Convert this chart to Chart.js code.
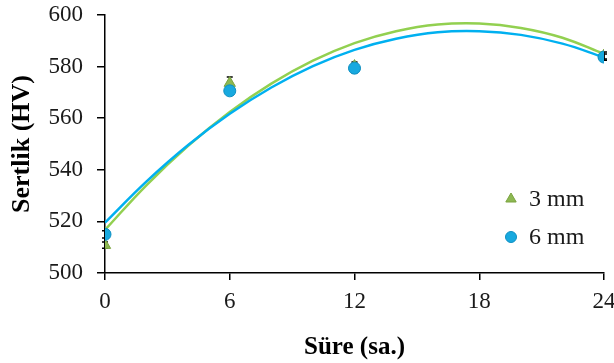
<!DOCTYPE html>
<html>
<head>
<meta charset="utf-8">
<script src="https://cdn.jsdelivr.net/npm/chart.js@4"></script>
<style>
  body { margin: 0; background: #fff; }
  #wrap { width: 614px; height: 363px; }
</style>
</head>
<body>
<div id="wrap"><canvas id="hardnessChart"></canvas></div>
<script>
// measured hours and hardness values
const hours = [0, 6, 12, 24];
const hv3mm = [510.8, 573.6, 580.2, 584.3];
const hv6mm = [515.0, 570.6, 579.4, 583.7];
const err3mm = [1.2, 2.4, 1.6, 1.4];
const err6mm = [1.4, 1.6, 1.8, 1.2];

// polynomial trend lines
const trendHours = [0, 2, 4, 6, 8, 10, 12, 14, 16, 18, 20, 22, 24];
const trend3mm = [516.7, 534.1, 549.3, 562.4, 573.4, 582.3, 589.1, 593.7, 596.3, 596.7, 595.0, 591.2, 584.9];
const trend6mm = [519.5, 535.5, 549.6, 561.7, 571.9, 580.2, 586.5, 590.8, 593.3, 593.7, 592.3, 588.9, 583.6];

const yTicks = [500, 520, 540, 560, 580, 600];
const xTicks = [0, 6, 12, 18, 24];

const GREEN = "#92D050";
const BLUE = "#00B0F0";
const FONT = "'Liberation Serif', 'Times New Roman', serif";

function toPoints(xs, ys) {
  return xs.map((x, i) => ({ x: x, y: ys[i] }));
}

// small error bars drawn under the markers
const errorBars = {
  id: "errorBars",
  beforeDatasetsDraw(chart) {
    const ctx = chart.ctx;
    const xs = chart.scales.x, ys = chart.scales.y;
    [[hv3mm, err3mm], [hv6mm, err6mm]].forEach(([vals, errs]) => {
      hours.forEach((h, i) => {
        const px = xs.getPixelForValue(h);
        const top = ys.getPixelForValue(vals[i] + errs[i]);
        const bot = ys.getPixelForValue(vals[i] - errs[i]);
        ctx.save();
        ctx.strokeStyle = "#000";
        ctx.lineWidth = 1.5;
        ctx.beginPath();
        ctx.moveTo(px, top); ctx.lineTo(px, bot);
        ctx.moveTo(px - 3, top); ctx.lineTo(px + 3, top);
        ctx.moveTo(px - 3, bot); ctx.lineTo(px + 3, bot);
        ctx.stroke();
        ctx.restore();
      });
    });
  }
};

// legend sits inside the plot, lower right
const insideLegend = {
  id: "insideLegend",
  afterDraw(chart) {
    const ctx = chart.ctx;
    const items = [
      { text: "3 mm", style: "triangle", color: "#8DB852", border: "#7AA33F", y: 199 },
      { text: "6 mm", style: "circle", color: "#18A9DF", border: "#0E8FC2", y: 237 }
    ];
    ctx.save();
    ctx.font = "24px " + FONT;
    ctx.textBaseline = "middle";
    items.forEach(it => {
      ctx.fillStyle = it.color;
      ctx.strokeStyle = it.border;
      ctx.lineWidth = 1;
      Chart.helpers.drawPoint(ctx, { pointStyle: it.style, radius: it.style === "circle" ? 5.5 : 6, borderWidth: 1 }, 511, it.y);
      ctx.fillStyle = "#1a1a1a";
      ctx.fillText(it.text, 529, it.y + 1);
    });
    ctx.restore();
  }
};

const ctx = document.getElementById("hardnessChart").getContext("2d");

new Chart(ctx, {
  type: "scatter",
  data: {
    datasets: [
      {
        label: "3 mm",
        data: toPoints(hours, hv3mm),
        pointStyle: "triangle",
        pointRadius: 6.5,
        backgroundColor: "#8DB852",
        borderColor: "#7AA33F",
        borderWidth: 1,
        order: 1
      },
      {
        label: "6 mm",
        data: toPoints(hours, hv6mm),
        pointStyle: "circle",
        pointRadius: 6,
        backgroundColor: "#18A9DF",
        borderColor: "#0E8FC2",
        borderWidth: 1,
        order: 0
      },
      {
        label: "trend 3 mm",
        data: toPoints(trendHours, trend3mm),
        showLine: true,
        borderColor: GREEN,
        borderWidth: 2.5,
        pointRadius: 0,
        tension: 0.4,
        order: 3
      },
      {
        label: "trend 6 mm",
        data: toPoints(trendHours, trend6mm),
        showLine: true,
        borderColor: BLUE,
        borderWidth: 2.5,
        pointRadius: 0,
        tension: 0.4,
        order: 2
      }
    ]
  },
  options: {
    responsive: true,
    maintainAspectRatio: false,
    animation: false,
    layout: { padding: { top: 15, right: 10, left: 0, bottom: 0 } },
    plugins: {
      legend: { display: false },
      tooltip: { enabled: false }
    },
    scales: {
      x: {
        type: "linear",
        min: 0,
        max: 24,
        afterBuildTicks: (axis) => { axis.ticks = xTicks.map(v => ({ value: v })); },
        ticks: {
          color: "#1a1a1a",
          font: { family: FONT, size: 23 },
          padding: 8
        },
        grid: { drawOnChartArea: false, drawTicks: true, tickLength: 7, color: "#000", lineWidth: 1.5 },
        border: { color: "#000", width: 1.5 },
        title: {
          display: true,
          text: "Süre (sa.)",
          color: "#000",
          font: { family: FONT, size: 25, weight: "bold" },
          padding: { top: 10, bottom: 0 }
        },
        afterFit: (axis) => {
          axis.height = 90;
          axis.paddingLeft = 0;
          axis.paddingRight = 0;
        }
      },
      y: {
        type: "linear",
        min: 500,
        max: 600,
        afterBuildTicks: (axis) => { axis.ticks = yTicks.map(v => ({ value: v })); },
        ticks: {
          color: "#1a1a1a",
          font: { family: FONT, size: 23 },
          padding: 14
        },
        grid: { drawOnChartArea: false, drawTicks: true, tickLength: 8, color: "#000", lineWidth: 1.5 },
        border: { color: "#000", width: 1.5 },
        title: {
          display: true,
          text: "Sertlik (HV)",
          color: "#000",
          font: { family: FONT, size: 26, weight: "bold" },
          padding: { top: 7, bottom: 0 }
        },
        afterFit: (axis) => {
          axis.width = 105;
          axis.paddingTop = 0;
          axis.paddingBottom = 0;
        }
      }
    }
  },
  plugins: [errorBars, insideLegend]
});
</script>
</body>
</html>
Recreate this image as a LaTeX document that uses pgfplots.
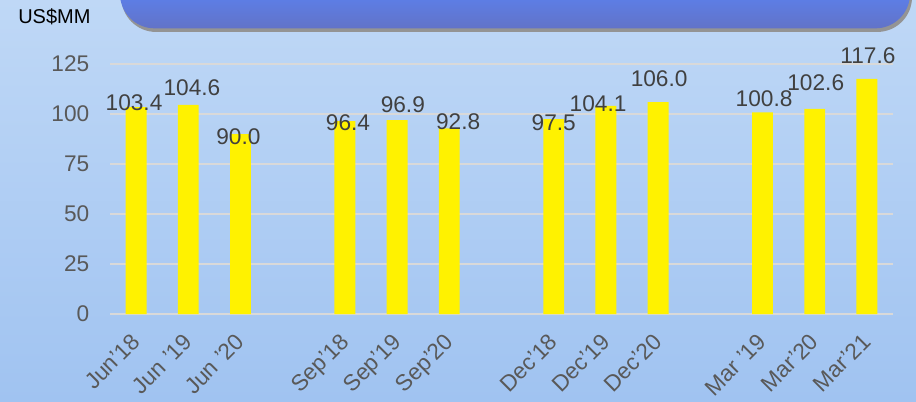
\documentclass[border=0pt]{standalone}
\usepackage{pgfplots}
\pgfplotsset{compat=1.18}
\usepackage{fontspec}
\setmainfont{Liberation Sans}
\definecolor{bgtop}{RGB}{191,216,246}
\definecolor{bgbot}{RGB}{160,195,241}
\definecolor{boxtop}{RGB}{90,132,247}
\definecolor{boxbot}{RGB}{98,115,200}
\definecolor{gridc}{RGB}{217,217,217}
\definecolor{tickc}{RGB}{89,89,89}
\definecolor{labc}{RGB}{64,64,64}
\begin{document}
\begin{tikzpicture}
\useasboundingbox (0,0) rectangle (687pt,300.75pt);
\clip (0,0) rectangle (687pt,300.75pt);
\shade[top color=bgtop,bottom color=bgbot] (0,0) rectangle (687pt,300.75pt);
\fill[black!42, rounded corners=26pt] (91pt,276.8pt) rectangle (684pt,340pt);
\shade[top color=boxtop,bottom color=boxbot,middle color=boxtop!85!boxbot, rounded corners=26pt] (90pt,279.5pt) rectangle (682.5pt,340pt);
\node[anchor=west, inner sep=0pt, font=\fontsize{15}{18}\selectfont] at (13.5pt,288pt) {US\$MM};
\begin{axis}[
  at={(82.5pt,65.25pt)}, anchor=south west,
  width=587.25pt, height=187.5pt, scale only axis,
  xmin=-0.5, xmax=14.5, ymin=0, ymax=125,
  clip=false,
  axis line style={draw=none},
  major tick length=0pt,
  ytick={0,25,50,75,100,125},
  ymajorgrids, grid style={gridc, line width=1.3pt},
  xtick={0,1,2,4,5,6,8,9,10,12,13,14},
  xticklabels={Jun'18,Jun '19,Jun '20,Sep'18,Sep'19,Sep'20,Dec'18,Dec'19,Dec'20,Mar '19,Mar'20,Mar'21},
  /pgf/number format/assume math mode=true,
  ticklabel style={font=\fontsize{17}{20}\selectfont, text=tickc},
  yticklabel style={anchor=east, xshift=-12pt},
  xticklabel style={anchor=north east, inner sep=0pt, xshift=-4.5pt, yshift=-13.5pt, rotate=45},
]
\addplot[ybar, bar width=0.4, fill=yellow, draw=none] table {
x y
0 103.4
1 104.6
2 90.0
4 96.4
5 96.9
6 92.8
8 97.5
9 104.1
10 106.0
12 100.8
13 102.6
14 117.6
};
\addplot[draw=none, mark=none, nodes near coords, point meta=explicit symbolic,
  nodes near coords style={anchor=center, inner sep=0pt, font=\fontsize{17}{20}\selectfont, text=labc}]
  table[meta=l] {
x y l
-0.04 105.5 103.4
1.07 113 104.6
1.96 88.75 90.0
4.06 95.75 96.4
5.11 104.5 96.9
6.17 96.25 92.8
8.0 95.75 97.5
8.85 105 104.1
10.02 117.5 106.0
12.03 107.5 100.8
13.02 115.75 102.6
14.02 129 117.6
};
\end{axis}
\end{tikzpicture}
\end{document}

▶ [What is asked] Starting at the first line of the material, output exactly the lines up to and including the one with "const err6mm = [1.4, 1.6, 1.8, 1.2];". Do not include the pictures.

▶ [In response]
Convert this chart to Chart.js code.
<!DOCTYPE html>
<html>
<head>
<meta charset="utf-8">
<script src="https://cdn.jsdelivr.net/npm/chart.js@4"></script>
<style>
  body { margin: 0; background: #fff; }
  #wrap { width: 614px; height: 363px; }
</style>
</head>
<body>
<div id="wrap"><canvas id="hardnessChart"></canvas></div>
<script>
// measured hours and hardness values
const hours = [0, 6, 12, 24];
const hv3mm = [510.8, 573.6, 580.2, 584.3];
const hv6mm = [515.0, 570.6, 579.4, 583.7];
const err3mm = [1.2, 2.4, 1.6, 1.4];
const err6mm = [1.4, 1.6, 1.8, 1.2];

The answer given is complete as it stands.